• [Input rows]
---*---
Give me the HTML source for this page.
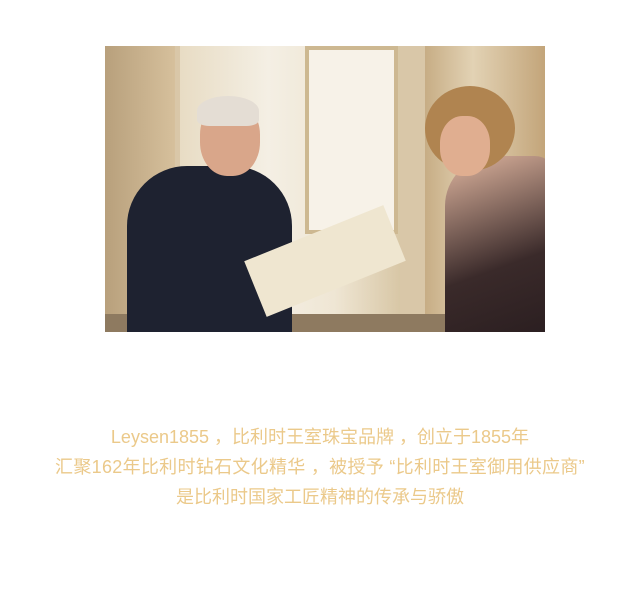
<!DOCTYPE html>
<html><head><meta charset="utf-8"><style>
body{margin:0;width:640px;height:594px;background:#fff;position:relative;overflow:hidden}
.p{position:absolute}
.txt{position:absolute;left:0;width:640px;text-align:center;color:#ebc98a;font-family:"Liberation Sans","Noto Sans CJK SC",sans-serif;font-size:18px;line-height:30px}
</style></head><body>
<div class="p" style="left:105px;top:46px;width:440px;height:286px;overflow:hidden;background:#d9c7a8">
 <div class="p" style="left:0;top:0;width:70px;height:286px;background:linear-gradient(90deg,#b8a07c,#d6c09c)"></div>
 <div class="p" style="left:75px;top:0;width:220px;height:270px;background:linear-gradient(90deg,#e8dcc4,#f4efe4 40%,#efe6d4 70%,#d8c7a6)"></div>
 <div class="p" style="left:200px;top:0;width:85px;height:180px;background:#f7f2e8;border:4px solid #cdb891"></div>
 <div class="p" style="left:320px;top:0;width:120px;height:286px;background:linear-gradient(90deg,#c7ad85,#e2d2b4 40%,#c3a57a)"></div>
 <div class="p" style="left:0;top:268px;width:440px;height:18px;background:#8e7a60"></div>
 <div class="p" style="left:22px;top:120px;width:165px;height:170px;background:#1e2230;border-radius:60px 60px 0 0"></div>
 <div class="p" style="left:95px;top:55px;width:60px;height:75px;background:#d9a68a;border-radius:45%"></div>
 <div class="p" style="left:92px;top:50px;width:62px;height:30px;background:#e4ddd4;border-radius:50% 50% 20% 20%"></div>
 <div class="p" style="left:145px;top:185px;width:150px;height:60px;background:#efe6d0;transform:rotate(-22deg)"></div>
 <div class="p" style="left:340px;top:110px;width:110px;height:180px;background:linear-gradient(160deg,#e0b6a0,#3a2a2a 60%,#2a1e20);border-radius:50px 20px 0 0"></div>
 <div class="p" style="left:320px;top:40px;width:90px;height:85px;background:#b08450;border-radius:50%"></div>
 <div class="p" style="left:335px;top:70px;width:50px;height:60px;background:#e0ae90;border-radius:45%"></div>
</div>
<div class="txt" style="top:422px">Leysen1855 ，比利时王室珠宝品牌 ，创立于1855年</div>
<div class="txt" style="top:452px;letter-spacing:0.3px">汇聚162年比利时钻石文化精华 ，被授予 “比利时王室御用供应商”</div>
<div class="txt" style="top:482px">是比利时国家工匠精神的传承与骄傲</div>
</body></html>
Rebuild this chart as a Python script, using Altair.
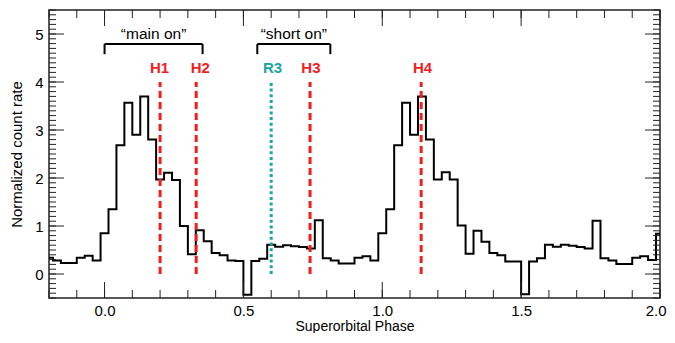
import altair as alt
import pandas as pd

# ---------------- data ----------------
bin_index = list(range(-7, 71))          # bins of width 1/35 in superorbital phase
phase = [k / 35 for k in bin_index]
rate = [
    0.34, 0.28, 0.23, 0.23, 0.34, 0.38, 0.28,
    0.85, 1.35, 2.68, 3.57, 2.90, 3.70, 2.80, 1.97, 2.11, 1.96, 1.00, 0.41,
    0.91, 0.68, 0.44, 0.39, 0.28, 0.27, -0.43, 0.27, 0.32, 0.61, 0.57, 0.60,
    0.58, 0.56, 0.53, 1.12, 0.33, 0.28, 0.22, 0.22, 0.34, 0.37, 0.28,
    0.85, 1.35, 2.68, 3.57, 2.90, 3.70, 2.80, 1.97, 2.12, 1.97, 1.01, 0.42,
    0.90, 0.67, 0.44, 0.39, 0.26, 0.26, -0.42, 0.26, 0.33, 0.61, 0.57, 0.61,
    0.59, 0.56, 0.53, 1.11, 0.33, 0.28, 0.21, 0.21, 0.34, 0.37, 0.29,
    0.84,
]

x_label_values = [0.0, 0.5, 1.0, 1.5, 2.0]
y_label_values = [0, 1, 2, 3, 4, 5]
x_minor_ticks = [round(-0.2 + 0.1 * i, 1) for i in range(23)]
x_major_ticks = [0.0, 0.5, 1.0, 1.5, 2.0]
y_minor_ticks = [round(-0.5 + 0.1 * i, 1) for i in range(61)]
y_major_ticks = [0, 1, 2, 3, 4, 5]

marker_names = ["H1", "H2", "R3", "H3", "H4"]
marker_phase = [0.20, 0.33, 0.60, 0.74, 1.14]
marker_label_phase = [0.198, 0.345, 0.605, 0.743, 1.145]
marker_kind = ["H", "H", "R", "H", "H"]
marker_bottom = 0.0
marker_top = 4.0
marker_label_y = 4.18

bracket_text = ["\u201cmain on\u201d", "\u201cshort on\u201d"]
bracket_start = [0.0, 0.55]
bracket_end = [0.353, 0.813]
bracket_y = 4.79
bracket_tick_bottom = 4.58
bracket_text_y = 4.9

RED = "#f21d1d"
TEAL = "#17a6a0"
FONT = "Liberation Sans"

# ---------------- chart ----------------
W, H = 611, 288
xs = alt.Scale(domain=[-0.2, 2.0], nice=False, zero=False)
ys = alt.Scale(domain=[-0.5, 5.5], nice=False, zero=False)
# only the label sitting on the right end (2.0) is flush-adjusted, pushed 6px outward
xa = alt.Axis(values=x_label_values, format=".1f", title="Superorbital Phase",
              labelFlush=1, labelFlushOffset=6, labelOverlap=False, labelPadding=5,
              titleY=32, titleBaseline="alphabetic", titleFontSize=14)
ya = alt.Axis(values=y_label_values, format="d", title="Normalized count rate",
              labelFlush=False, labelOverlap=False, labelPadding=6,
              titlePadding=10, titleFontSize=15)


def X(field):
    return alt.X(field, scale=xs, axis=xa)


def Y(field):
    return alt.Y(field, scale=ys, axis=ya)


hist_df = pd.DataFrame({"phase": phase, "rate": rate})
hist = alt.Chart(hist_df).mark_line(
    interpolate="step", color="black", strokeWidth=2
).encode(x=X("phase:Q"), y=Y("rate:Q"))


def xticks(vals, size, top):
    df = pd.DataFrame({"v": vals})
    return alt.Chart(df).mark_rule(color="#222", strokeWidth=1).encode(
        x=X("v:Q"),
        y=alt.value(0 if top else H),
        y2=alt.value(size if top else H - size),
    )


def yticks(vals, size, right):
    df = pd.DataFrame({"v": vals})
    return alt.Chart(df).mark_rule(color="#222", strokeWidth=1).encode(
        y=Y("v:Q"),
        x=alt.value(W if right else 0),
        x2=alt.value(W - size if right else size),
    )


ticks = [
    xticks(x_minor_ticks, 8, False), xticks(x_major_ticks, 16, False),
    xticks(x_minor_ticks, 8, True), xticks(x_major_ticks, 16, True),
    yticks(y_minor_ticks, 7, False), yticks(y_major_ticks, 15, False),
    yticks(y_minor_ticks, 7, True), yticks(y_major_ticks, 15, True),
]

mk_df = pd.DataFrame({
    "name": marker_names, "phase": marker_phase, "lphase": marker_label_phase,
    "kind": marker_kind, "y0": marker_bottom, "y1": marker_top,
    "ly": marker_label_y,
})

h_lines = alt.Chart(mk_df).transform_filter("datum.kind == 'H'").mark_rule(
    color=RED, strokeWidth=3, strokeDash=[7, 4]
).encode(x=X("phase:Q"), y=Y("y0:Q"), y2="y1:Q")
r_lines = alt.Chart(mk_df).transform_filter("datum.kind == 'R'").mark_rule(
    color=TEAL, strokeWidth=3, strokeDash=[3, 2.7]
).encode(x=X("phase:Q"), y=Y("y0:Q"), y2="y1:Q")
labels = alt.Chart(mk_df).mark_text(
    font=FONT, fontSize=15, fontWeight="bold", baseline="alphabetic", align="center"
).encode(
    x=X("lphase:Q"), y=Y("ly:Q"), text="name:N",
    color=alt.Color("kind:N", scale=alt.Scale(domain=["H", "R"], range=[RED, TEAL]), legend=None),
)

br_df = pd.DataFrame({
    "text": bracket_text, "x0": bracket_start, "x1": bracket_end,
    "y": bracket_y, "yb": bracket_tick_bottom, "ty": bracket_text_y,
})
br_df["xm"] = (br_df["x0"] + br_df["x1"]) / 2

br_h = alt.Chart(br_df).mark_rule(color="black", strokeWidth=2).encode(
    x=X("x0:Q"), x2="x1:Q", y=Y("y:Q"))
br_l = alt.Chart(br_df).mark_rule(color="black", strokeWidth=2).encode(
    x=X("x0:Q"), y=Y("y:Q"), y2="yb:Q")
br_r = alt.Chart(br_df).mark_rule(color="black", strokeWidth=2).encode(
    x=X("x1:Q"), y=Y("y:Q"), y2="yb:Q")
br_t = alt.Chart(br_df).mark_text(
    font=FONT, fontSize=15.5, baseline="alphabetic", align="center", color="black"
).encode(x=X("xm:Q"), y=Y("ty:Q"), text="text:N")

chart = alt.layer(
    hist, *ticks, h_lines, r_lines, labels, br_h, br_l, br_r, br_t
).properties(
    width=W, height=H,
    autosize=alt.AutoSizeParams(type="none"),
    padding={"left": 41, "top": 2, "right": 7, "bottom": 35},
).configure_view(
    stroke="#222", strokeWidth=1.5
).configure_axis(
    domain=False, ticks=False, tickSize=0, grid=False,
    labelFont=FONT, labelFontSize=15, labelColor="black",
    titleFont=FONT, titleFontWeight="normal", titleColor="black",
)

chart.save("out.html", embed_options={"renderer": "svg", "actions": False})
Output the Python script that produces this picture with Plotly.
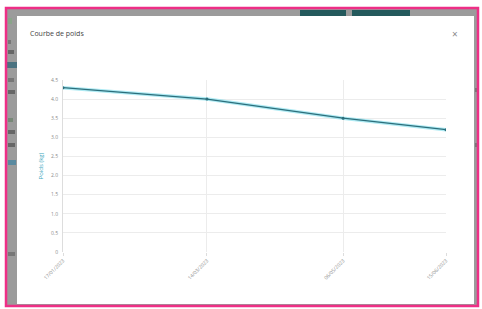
---*---
• [Exercise prompt] Extract exactly, and only, the lines from the one with "Rebuild this chart" to the one with "import pandas as pd", both ends counted. Leave the images behind.

• [Finished exercise]
Rebuild this chart as a Python script, using Altair.
import altair as alt
import pandas as pd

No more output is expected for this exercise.